* [DATA PROVIDED]:

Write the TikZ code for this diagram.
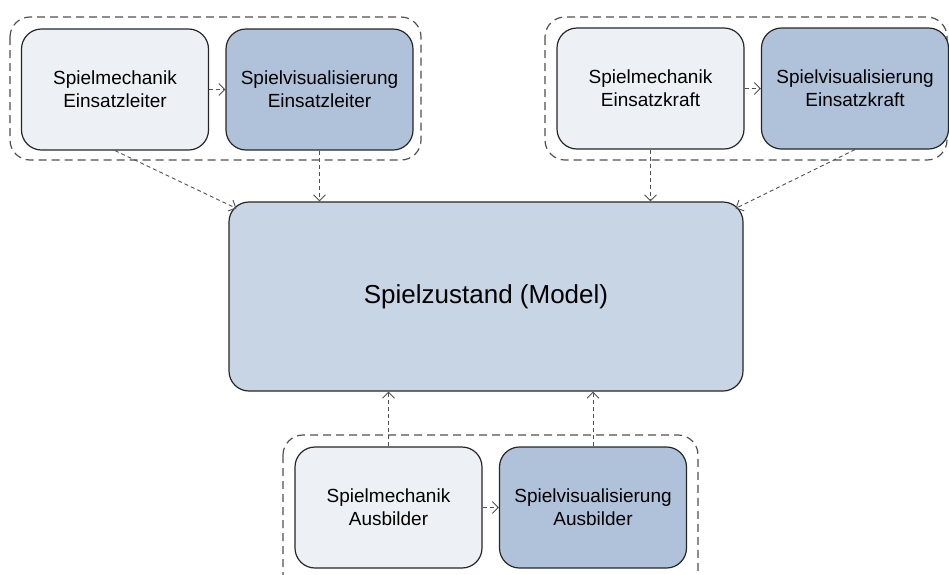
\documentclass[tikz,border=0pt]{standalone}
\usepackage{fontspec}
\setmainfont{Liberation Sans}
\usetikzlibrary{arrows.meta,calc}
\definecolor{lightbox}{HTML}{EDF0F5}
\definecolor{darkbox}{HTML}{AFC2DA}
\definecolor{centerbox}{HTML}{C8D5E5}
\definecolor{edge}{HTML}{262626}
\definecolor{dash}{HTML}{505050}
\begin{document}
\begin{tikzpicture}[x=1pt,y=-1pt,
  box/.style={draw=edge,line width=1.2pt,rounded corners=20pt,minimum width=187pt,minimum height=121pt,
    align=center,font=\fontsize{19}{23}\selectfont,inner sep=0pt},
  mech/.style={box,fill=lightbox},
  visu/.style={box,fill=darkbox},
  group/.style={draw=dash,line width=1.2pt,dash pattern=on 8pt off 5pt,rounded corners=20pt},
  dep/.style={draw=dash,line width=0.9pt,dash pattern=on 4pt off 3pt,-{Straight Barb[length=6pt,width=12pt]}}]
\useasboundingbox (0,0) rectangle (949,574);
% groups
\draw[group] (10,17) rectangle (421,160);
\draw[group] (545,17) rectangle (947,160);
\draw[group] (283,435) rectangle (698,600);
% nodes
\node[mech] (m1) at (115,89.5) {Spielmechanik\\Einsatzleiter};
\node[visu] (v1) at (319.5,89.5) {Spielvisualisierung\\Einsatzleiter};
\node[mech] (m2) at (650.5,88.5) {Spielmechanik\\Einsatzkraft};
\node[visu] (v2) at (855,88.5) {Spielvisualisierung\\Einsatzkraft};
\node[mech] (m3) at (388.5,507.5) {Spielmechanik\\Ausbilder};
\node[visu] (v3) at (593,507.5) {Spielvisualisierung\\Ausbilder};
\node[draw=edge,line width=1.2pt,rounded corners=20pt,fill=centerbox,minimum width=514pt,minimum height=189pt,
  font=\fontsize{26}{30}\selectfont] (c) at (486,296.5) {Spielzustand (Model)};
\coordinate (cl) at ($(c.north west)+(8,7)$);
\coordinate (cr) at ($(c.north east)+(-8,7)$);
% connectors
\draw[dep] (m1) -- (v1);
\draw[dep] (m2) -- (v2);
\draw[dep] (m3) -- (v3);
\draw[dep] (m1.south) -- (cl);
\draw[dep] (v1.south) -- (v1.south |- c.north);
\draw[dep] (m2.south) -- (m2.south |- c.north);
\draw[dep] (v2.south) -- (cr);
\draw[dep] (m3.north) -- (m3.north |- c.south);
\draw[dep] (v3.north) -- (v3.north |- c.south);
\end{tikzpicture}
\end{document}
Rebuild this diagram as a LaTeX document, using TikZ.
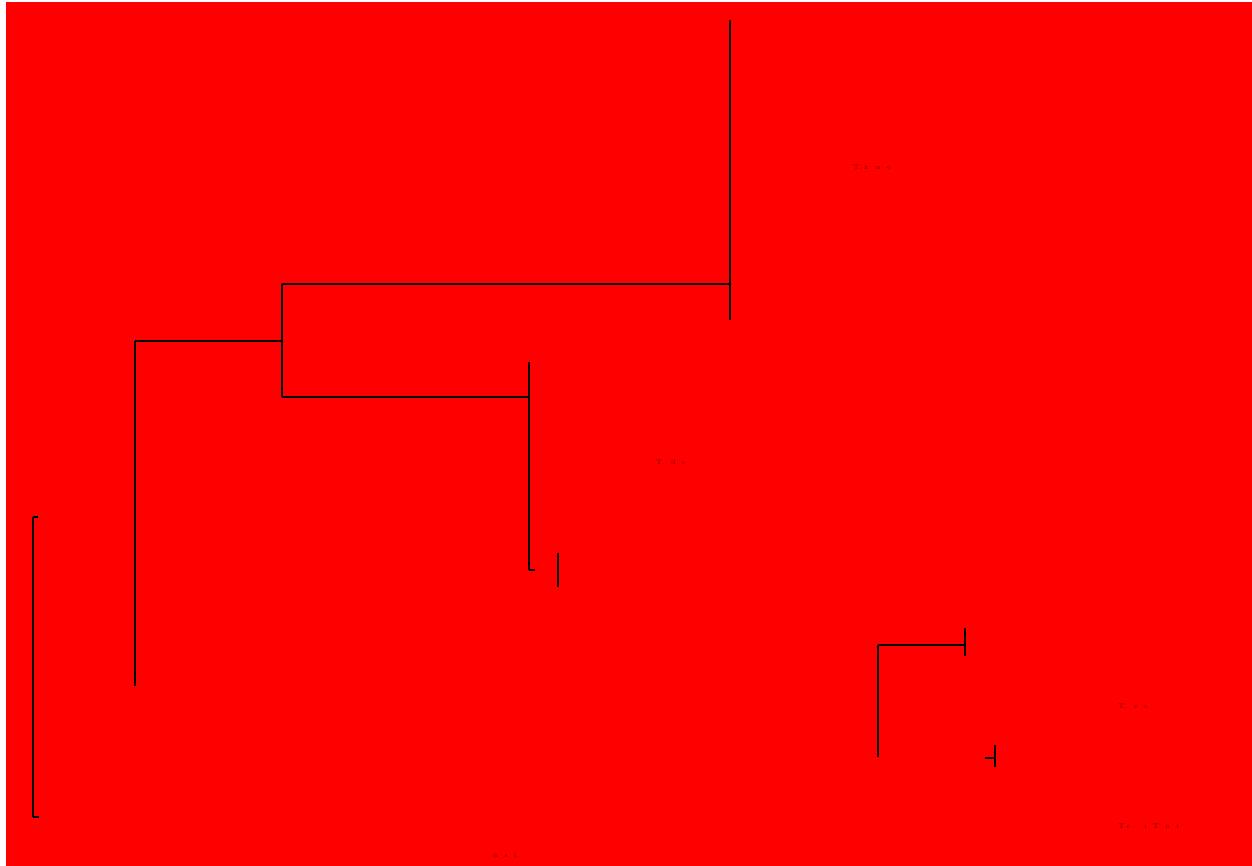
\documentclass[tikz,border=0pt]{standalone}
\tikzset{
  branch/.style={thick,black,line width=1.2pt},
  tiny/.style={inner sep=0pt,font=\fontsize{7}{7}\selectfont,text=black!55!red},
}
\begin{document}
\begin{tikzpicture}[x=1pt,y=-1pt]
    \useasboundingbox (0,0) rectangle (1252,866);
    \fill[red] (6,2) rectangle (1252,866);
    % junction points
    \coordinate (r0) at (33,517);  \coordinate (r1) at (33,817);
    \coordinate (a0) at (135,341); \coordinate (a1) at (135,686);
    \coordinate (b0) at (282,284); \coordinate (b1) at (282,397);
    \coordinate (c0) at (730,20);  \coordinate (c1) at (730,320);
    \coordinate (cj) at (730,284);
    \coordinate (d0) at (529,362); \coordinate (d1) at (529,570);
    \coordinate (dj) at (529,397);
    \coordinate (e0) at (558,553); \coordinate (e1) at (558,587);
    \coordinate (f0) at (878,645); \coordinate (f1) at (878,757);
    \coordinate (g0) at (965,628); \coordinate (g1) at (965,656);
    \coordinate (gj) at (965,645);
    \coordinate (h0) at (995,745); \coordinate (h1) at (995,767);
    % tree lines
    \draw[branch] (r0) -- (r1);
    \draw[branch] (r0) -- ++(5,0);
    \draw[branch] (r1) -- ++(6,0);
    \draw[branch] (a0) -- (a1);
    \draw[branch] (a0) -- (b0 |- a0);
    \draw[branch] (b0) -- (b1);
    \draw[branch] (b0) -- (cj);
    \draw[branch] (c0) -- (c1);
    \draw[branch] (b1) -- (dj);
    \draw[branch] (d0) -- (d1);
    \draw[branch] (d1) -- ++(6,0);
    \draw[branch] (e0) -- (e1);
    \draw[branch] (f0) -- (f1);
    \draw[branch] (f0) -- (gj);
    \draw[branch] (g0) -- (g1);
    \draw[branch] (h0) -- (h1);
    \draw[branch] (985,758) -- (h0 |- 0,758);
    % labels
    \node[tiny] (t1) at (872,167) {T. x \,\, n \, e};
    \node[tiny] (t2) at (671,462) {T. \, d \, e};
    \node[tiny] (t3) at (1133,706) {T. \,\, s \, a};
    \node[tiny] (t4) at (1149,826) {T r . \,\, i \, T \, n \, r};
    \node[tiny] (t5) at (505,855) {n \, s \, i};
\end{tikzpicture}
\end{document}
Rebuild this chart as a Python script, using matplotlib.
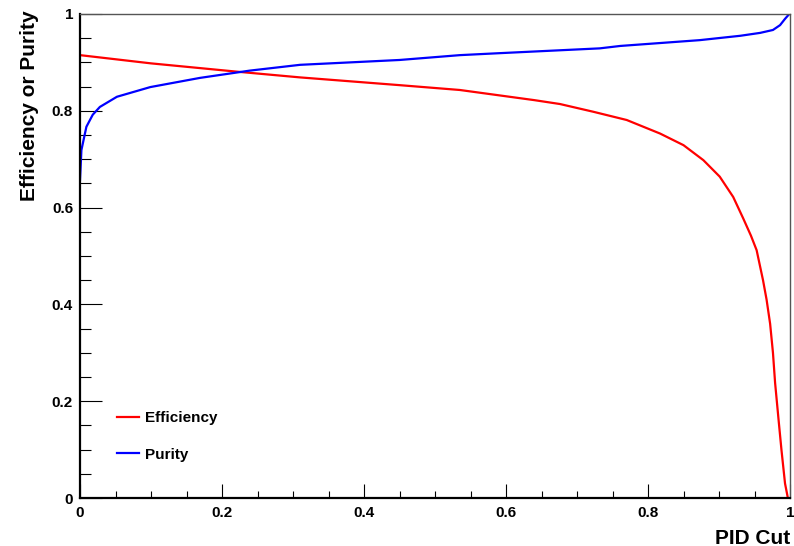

* [YOUR GOAL]:
Reproduce the entries above without change, omitting all pictures.

* [PROBLEM SOLUTION]:
Write the TikZ code for this diagram.
\documentclass[tikz,border=0pt]{standalone}
\usepackage{fontspec}
\setmainfont{Liberation Sans}
\usetikzlibrary{arrows.meta,calc}
\definecolor{lightbox}{HTML}{EDF0F5}
\definecolor{darkbox}{HTML}{AFC2DA}
\definecolor{centerbox}{HTML}{C8D5E5}
\definecolor{edge}{HTML}{262626}
\definecolor{dash}{HTML}{505050}
\begin{document}
\begin{tikzpicture}[x=1pt,y=-1pt,
  box/.style={draw=edge,line width=1.2pt,rounded corners=20pt,minimum width=187pt,minimum height=121pt,
    align=center,font=\fontsize{19}{23}\selectfont,inner sep=0pt},
  mech/.style={box,fill=lightbox},
  visu/.style={box,fill=darkbox},
  group/.style={draw=dash,line width=1.2pt,dash pattern=on 8pt off 5pt,rounded corners=20pt},
  dep/.style={draw=dash,line width=0.9pt,dash pattern=on 4pt off 3pt,-{Straight Barb[length=6pt,width=12pt]}}]
\useasboundingbox (0,0) rectangle (949,574);
% groups
\draw[group] (10,17) rectangle (421,160);
\draw[group] (545,17) rectangle (947,160);
\draw[group] (283,435) rectangle (698,600);
% nodes
\node[mech] (m1) at (115,89.5) {Spielmechanik\\Einsatzleiter};
\node[visu] (v1) at (319.5,89.5) {Spielvisualisierung\\Einsatzleiter};
\node[mech] (m2) at (650.5,88.5) {Spielmechanik\\Einsatzkraft};
\node[visu] (v2) at (855,88.5) {Spielvisualisierung\\Einsatzkraft};
\node[mech] (m3) at (388.5,507.5) {Spielmechanik\\Ausbilder};
\node[visu] (v3) at (593,507.5) {Spielvisualisierung\\Ausbilder};
\node[draw=edge,line width=1.2pt,rounded corners=20pt,fill=centerbox,minimum width=514pt,minimum height=189pt,
  font=\fontsize{26}{30}\selectfont] (c) at (486,296.5) {Spielzustand (Model)};
\coordinate (cl) at ($(c.north west)+(8,7)$);
\coordinate (cr) at ($(c.north east)+(-8,7)$);
% connectors
\draw[dep] (m1) -- (v1);
\draw[dep] (m2) -- (v2);
\draw[dep] (m3) -- (v3);
\draw[dep] (m1.south) -- (cl);
\draw[dep] (v1.south) -- (v1.south |- c.north);
\draw[dep] (m2.south) -- (m2.south |- c.north);
\draw[dep] (v2.south) -- (cr);
\draw[dep] (m3.north) -- (m3.north |- c.south);
\draw[dep] (v3.north) -- (v3.north |- c.south);
\end{tikzpicture}
\end{document}
Rebuild this diagram as a LaTeX document, using TikZ.
\documentclass[tikz,border=0pt]{standalone}
\tikzset{
  branch/.style={thick,black,line width=1.2pt},
  tiny/.style={inner sep=0pt,font=\fontsize{7}{7}\selectfont,text=black!55!red},
}
\begin{document}
\begin{tikzpicture}[x=1pt,y=-1pt]
    \useasboundingbox (0,0) rectangle (1252,866);
    \fill[red] (6,2) rectangle (1252,866);
    % junction points
    \coordinate (r0) at (33,517);  \coordinate (r1) at (33,817);
    \coordinate (a0) at (135,341); \coordinate (a1) at (135,686);
    \coordinate (b0) at (282,284); \coordinate (b1) at (282,397);
    \coordinate (c0) at (730,20);  \coordinate (c1) at (730,320);
    \coordinate (cj) at (730,284);
    \coordinate (d0) at (529,362); \coordinate (d1) at (529,570);
    \coordinate (dj) at (529,397);
    \coordinate (e0) at (558,553); \coordinate (e1) at (558,587);
    \coordinate (f0) at (878,645); \coordinate (f1) at (878,757);
    \coordinate (g0) at (965,628); \coordinate (g1) at (965,656);
    \coordinate (gj) at (965,645);
    \coordinate (h0) at (995,745); \coordinate (h1) at (995,767);
    % tree lines
    \draw[branch] (r0) -- (r1);
    \draw[branch] (r0) -- ++(5,0);
    \draw[branch] (r1) -- ++(6,0);
    \draw[branch] (a0) -- (a1);
    \draw[branch] (a0) -- (b0 |- a0);
    \draw[branch] (b0) -- (b1);
    \draw[branch] (b0) -- (cj);
    \draw[branch] (c0) -- (c1);
    \draw[branch] (b1) -- (dj);
    \draw[branch] (d0) -- (d1);
    \draw[branch] (d1) -- ++(6,0);
    \draw[branch] (e0) -- (e1);
    \draw[branch] (f0) -- (f1);
    \draw[branch] (f0) -- (gj);
    \draw[branch] (g0) -- (g1);
    \draw[branch] (h0) -- (h1);
    \draw[branch] (985,758) -- (h0 |- 0,758);
    % labels
    \node[tiny] (t1) at (872,167) {T. x \,\, n \, e};
    \node[tiny] (t2) at (671,462) {T. \, d \, e};
    \node[tiny] (t3) at (1133,706) {T. \,\, s \, a};
    \node[tiny] (t4) at (1149,826) {T r . \,\, i \, T \, n \, r};
    \node[tiny] (t5) at (505,855) {n \, s \, i};
\end{tikzpicture}
\end{document}
Rebuild this chart as a Python script, using matplotlib.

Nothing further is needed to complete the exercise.